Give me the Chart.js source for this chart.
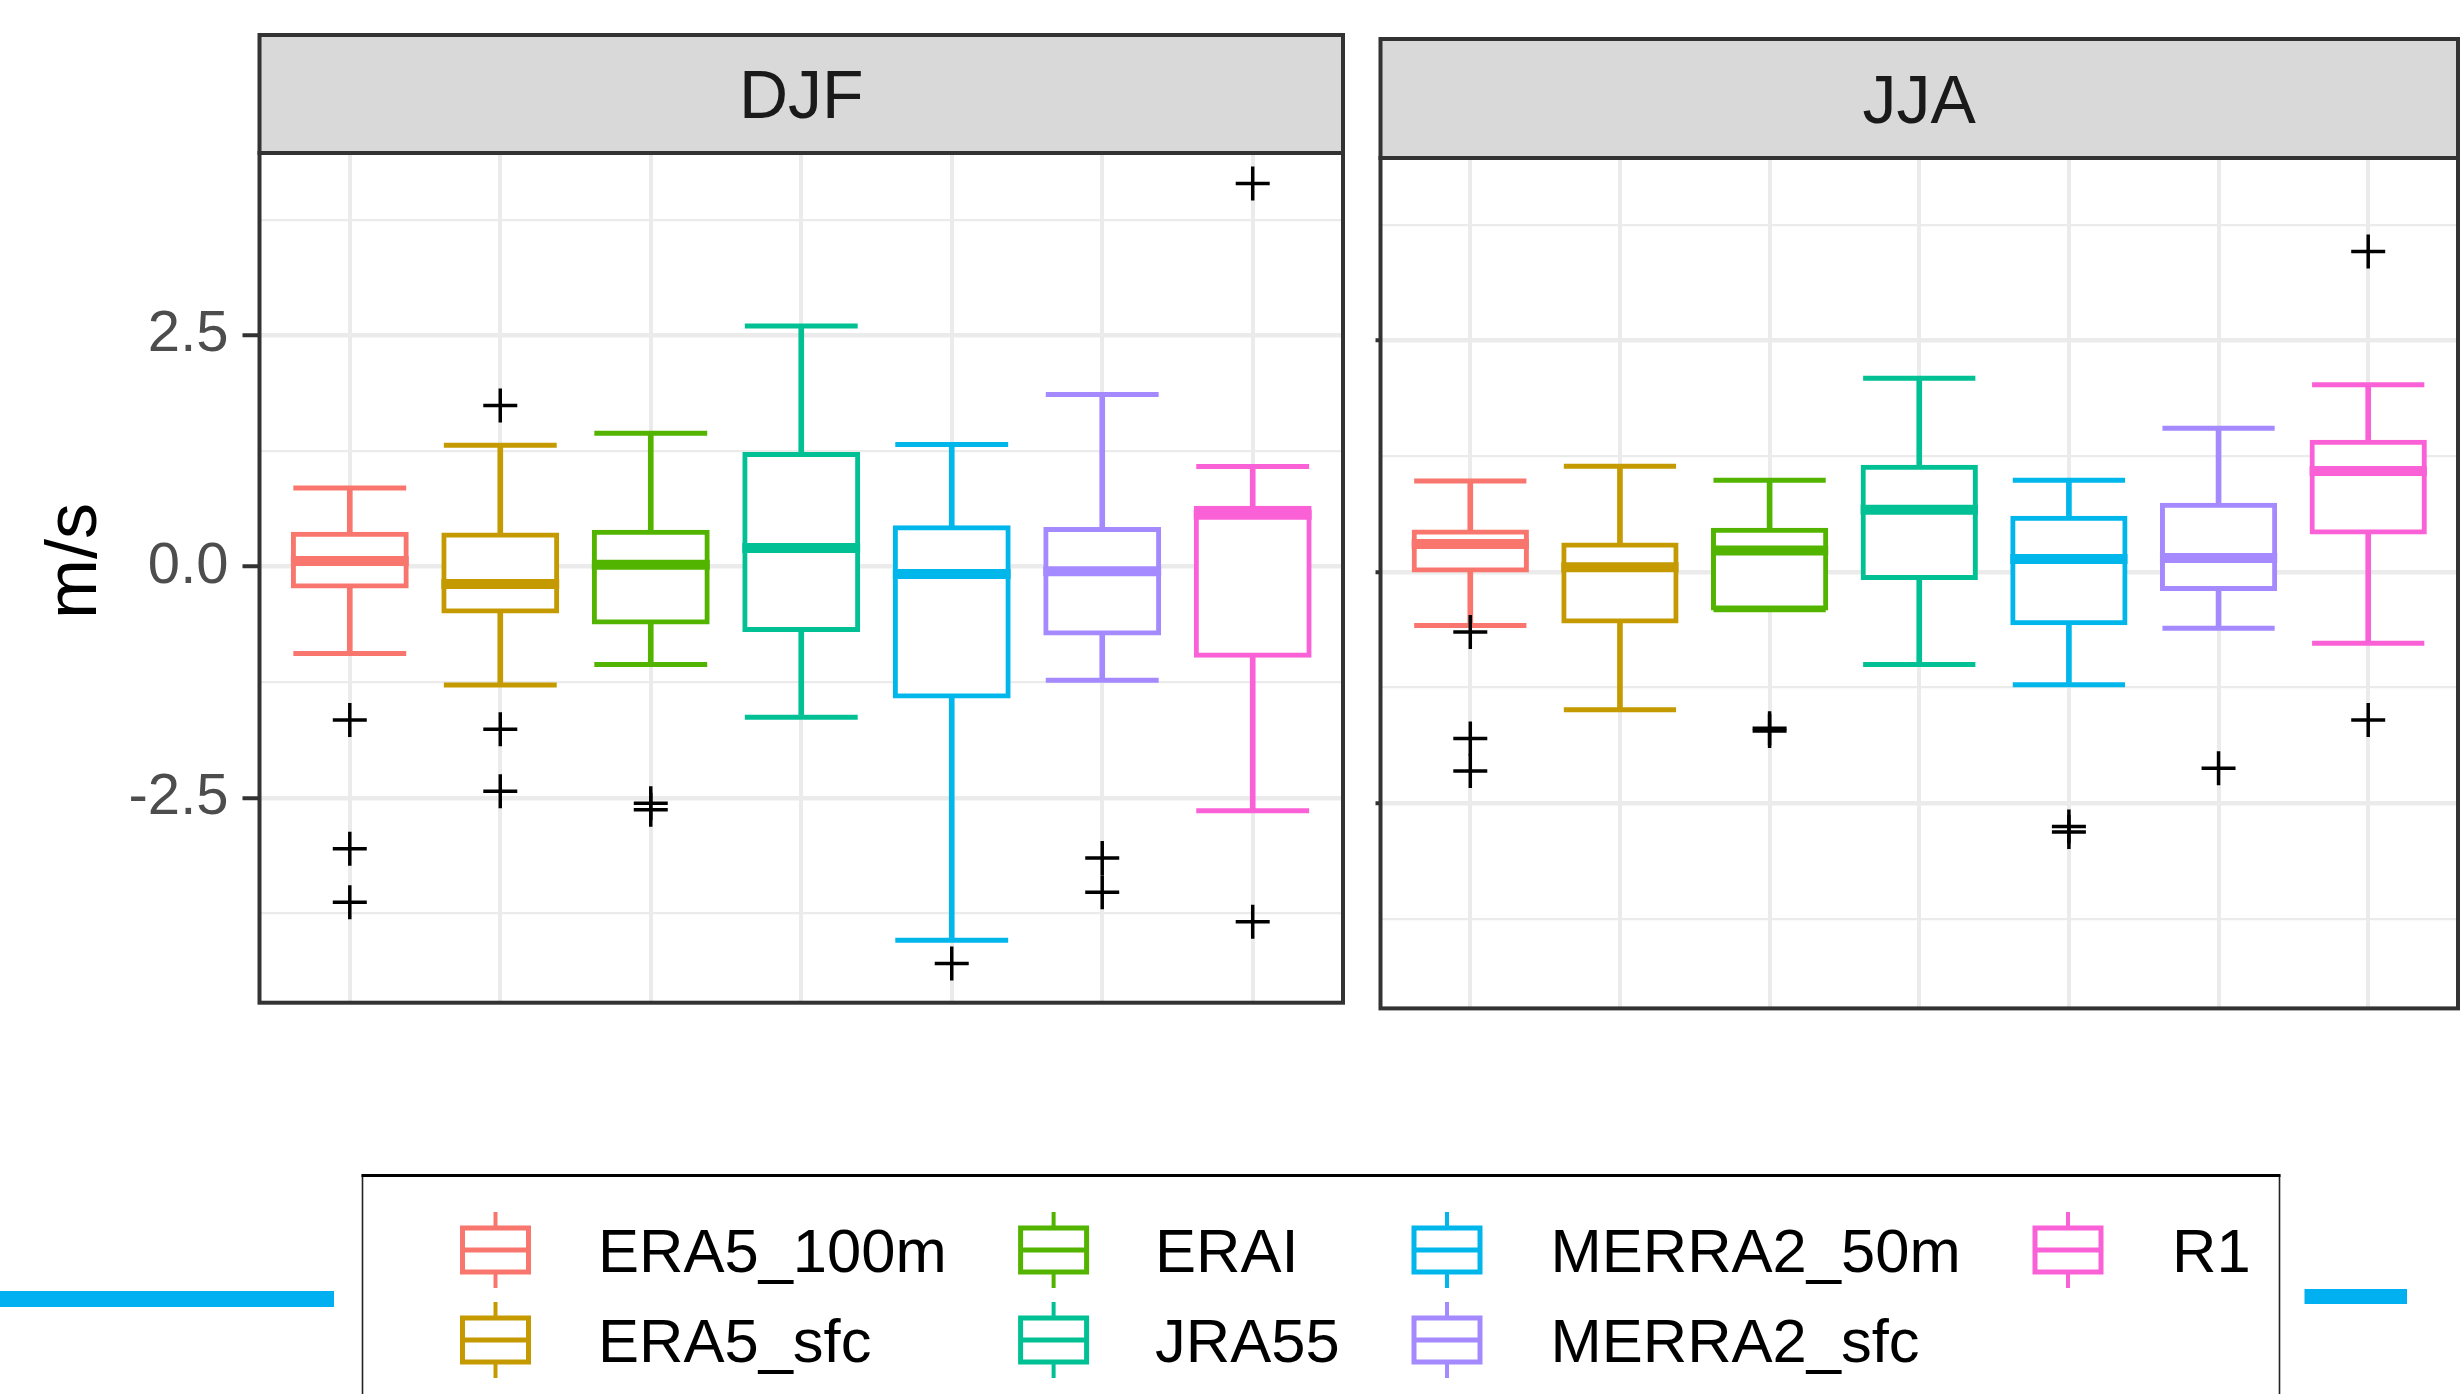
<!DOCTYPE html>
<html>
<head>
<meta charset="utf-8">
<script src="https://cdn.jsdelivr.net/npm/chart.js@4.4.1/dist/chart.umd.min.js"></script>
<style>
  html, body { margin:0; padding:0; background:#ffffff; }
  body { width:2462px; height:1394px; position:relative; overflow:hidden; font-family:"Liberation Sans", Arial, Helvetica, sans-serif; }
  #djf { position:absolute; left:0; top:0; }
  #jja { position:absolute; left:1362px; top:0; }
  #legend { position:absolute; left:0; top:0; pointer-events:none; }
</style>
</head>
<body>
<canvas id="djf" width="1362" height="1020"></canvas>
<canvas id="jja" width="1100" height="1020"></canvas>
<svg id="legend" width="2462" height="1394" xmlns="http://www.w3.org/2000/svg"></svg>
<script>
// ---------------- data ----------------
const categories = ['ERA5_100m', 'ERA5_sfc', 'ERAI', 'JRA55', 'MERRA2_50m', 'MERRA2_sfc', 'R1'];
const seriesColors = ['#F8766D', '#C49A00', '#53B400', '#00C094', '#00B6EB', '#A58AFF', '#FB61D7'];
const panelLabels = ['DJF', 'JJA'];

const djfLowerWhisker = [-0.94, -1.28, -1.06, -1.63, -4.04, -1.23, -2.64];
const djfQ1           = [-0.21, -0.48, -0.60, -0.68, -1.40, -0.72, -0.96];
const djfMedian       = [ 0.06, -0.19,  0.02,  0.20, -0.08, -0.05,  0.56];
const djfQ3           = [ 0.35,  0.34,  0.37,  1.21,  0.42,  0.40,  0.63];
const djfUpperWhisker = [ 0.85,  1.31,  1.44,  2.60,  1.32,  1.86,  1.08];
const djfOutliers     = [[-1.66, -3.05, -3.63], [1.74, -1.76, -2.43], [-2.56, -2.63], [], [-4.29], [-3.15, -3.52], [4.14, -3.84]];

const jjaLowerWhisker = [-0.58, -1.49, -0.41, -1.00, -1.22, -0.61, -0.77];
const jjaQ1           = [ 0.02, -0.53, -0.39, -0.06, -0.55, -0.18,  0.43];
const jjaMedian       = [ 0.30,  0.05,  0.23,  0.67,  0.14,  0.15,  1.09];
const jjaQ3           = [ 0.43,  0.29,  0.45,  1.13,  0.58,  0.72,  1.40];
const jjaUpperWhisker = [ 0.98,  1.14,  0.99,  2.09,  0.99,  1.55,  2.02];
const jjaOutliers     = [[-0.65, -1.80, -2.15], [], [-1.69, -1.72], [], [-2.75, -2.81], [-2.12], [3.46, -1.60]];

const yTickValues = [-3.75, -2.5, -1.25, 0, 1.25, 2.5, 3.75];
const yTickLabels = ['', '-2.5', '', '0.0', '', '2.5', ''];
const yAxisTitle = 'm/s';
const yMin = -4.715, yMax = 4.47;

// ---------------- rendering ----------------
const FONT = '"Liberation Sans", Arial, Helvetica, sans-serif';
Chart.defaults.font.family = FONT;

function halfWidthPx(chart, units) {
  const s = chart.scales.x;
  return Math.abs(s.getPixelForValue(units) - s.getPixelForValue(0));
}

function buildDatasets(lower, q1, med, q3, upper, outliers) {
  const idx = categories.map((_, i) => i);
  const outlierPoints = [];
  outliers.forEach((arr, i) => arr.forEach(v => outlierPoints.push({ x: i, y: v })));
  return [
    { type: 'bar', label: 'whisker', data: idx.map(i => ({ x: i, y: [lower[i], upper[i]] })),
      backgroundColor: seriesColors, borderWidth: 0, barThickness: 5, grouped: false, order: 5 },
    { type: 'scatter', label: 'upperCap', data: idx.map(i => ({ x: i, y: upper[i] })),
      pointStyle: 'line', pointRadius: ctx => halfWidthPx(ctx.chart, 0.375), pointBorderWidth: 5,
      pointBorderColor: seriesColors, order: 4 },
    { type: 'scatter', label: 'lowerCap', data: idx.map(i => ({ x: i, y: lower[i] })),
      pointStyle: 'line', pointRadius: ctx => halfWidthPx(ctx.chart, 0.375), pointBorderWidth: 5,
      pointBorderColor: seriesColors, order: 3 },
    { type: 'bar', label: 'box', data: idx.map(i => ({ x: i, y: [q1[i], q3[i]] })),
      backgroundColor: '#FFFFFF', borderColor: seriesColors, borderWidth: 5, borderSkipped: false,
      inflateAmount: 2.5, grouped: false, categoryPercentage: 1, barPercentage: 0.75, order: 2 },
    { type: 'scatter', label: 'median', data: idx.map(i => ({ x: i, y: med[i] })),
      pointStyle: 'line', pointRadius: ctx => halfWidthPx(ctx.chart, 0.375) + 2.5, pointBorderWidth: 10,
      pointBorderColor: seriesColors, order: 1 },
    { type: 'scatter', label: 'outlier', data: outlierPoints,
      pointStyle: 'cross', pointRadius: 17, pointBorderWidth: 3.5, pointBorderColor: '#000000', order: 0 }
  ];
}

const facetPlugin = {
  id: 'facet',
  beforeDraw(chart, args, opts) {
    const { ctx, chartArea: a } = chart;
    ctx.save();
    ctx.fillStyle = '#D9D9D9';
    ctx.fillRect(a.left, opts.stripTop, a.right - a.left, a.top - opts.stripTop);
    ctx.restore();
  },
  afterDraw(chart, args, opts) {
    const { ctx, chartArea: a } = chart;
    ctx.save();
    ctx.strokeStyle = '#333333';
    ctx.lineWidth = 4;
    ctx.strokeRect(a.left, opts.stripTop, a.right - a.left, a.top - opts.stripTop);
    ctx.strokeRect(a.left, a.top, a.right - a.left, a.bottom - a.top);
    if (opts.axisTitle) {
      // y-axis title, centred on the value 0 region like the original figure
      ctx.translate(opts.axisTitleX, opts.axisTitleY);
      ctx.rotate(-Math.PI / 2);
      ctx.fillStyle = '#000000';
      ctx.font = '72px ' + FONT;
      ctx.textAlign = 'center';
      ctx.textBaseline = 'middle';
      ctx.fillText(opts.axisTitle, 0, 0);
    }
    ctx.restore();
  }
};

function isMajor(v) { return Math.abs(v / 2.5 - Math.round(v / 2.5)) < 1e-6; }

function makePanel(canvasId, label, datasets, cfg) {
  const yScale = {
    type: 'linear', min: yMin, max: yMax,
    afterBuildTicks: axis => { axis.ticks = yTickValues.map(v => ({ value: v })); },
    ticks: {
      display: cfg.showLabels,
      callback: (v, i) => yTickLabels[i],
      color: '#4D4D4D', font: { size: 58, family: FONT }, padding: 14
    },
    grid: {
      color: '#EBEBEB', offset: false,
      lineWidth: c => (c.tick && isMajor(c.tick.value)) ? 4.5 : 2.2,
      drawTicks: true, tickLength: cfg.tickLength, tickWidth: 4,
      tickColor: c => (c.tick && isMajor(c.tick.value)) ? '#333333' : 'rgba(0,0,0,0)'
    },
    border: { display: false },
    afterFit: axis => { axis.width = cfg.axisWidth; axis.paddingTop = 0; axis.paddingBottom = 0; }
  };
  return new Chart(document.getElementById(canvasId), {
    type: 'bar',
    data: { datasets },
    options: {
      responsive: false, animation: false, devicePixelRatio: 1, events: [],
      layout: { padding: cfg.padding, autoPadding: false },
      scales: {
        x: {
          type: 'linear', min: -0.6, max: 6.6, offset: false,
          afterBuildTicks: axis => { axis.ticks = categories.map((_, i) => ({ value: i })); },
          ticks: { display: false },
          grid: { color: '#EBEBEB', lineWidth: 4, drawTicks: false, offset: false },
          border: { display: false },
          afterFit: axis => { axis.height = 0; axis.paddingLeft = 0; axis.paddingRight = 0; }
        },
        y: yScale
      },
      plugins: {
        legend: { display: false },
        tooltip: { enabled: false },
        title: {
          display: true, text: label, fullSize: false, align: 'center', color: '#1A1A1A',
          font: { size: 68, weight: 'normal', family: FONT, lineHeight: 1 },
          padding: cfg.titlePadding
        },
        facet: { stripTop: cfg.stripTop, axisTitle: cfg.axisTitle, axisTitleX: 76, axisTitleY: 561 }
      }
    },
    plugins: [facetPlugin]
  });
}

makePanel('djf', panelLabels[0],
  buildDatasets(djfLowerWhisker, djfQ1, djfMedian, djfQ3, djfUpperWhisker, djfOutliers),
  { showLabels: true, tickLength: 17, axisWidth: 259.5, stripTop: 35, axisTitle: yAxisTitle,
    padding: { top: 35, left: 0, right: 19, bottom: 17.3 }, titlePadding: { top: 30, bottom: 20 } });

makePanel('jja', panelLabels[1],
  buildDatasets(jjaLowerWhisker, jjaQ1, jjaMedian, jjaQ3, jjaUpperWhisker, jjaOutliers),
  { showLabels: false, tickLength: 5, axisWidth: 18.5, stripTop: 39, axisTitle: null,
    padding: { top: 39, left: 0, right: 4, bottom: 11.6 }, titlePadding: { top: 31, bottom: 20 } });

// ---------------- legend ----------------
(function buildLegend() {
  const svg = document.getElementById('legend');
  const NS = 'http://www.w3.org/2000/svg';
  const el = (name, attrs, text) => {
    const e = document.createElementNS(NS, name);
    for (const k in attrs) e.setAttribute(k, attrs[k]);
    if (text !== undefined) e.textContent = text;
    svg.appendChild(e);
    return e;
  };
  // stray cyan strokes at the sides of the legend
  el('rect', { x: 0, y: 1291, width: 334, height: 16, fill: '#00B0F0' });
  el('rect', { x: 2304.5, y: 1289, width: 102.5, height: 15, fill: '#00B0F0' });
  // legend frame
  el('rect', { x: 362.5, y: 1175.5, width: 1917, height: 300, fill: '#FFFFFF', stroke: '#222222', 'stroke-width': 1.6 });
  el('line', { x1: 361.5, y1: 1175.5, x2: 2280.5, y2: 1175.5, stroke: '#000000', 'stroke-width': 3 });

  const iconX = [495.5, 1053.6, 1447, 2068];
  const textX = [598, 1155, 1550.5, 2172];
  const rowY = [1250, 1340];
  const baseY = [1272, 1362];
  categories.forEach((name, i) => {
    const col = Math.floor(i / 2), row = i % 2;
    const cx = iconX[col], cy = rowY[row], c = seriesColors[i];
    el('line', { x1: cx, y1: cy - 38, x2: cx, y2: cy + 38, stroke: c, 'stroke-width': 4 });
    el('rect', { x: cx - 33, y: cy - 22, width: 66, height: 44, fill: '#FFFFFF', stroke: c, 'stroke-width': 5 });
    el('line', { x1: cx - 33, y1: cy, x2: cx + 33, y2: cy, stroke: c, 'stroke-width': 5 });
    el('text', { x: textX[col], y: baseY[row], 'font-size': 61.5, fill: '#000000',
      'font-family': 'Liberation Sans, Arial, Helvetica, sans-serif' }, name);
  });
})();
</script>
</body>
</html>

══════════

Given task: Output exactly the span of lines from the top of the listing through the line holding "-3.52], [4.14, -3.84]];", and leave every picture out.

Exercise output:
Give me the Chart.js source for this chart.
<!DOCTYPE html>
<html>
<head>
<meta charset="utf-8">
<script src="https://cdn.jsdelivr.net/npm/chart.js@4.4.1/dist/chart.umd.min.js"></script>
<style>
  html, body { margin:0; padding:0; background:#ffffff; }
  body { width:2462px; height:1394px; position:relative; overflow:hidden; font-family:"Liberation Sans", Arial, Helvetica, sans-serif; }
  #djf { position:absolute; left:0; top:0; }
  #jja { position:absolute; left:1362px; top:0; }
  #legend { position:absolute; left:0; top:0; pointer-events:none; }
</style>
</head>
<body>
<canvas id="djf" width="1362" height="1020"></canvas>
<canvas id="jja" width="1100" height="1020"></canvas>
<svg id="legend" width="2462" height="1394" xmlns="http://www.w3.org/2000/svg"></svg>
<script>
// ---------------- data ----------------
const categories = ['ERA5_100m', 'ERA5_sfc', 'ERAI', 'JRA55', 'MERRA2_50m', 'MERRA2_sfc', 'R1'];
const seriesColors = ['#F8766D', '#C49A00', '#53B400', '#00C094', '#00B6EB', '#A58AFF', '#FB61D7'];
const panelLabels = ['DJF', 'JJA'];

const djfLowerWhisker = [-0.94, -1.28, -1.06, -1.63, -4.04, -1.23, -2.64];
const djfQ1           = [-0.21, -0.48, -0.60, -0.68, -1.40, -0.72, -0.96];
const djfMedian       = [ 0.06, -0.19,  0.02,  0.20, -0.08, -0.05,  0.56];
const djfQ3           = [ 0.35,  0.34,  0.37,  1.21,  0.42,  0.40,  0.63];
const djfUpperWhisker = [ 0.85,  1.31,  1.44,  2.60,  1.32,  1.86,  1.08];
const djfOutliers     = [[-1.66, -3.05, -3.63], [1.74, -1.76, -2.43], [-2.56, -2.63], [], [-4.29], [-3.15, -3.52], [4.14, -3.84]];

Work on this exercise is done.